No saber cómo llegar a donde tenemos que llegar nos desgasta mucho, nos hace perder energías y también nos puede hacer perder el rumbo.
Cualquier persona, crea o no crea, sabe más o menos que quiere ser feliz. Tiene de algún modo esa meta en la vida. Pero muy pocos saben elegir el verdadero camino para alcanzar esa felicidad. Bueno, a los cristianos nos puede pasar lo mismo. Podemos tener bien claro el hacia dónde, pero no el cómo.
¿Cuál es la meta de nuestra vida? Esperar el regreso del Señor. ¿Cómo tenemos que vivir esa espera? Preparados con la lámpara del corazón encendida, con el corazón encendido.
Cuando nos mundanizamos, cuando nos acomodamos al modo de vivir de este mundo, nos olvidamos de la verdadera meta de nuestra vida. ¿Sabías que no somos nosotros los que alcanzamos a Jesús, sino que él es el que nos alcanza a nosotros y que será él, el que nos venga a buscar algún día? ¡Qué distinto que es pensar la vida así! ¡Qué alegría es saber que en realidad la meta se nos acerca a nosotros, que la meta de nuestra vida no se hace «escurridiza», sino al contrario, se hace «encontradiza»! Sabiendo esto, sabiendo que la meta, o sea, Jesús, vendrá algún día hacia nosotros y que, en realidad, viene todos los días cuando nos dejamos sorprender por su amor. Sabiendo esto, el modo de vivir bien, encendidos, entonces es esperar esa venida, es desearla con todo el corazón. Así lo decía San Pablo: «Me siento urgido de ambas partes: deseo irme para estar con Cristo, porque es mucho mejor, pero por el bien de ustedes es preferible que permanezca en este cuerpo».

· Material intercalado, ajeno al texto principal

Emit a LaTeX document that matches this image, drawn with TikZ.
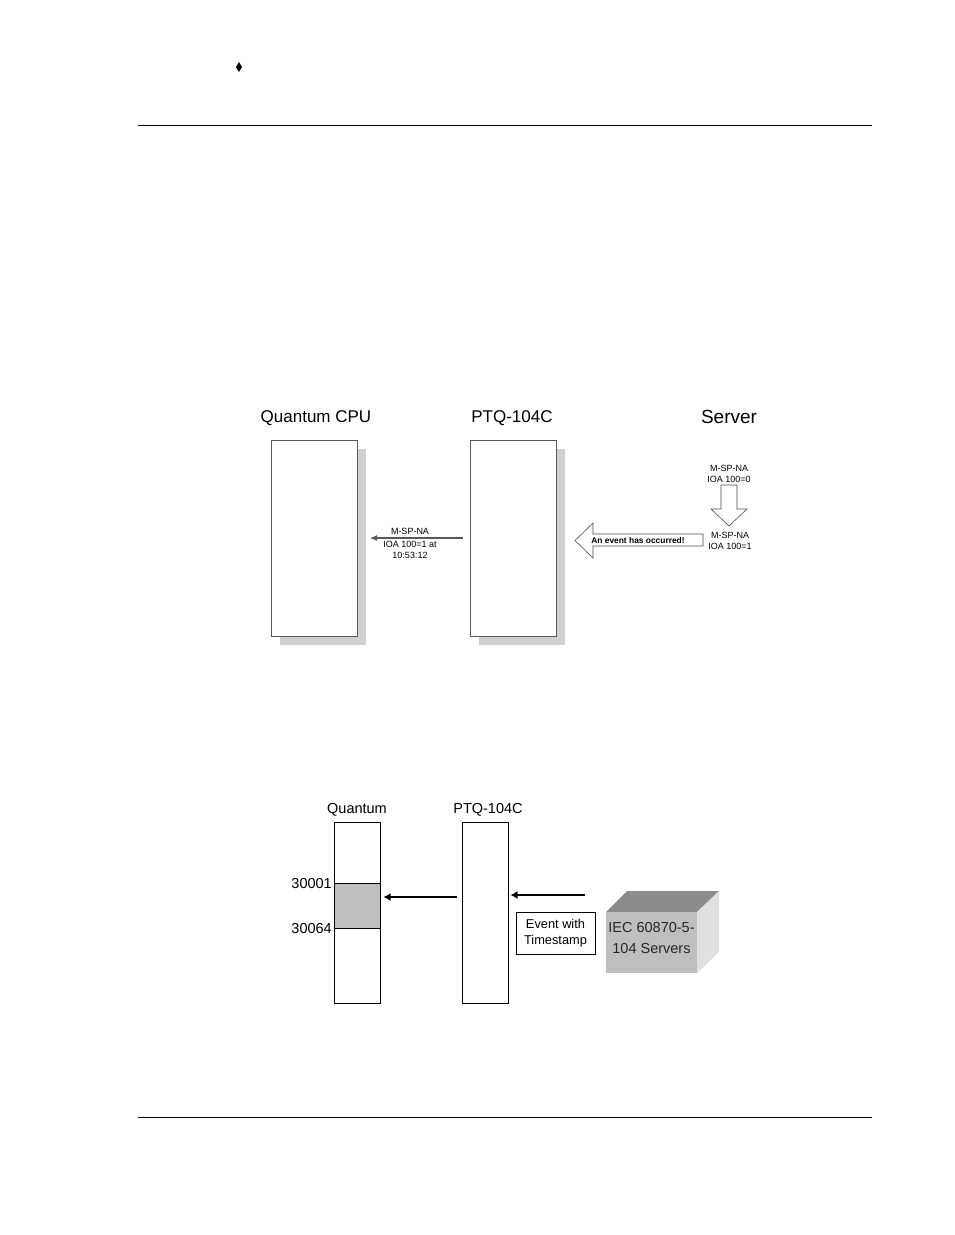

Qué distinto es empezar el día diciéndonos: ¿En dónde voy a dejar hoy encontrarme por Jesús? ¿Qué tengo que hacer para dejar que él venga a mi vida y dejar que me sirva? Qué distinto es terminar el día preguntándonos: ¿En dónde y en qué situación me dejé encontrar por él y en dónde y cuándo me distraje haciéndome escurridizo a su amor?
¿Cómo hacemos para mantener la lámpara del corazón encendida y preparada? Me imagino que sabes la respuesta. Amando y dejándonos amar. Buscando el bien de los otros, antes que el nuestro y dejando que los otros también nos hagan el bien.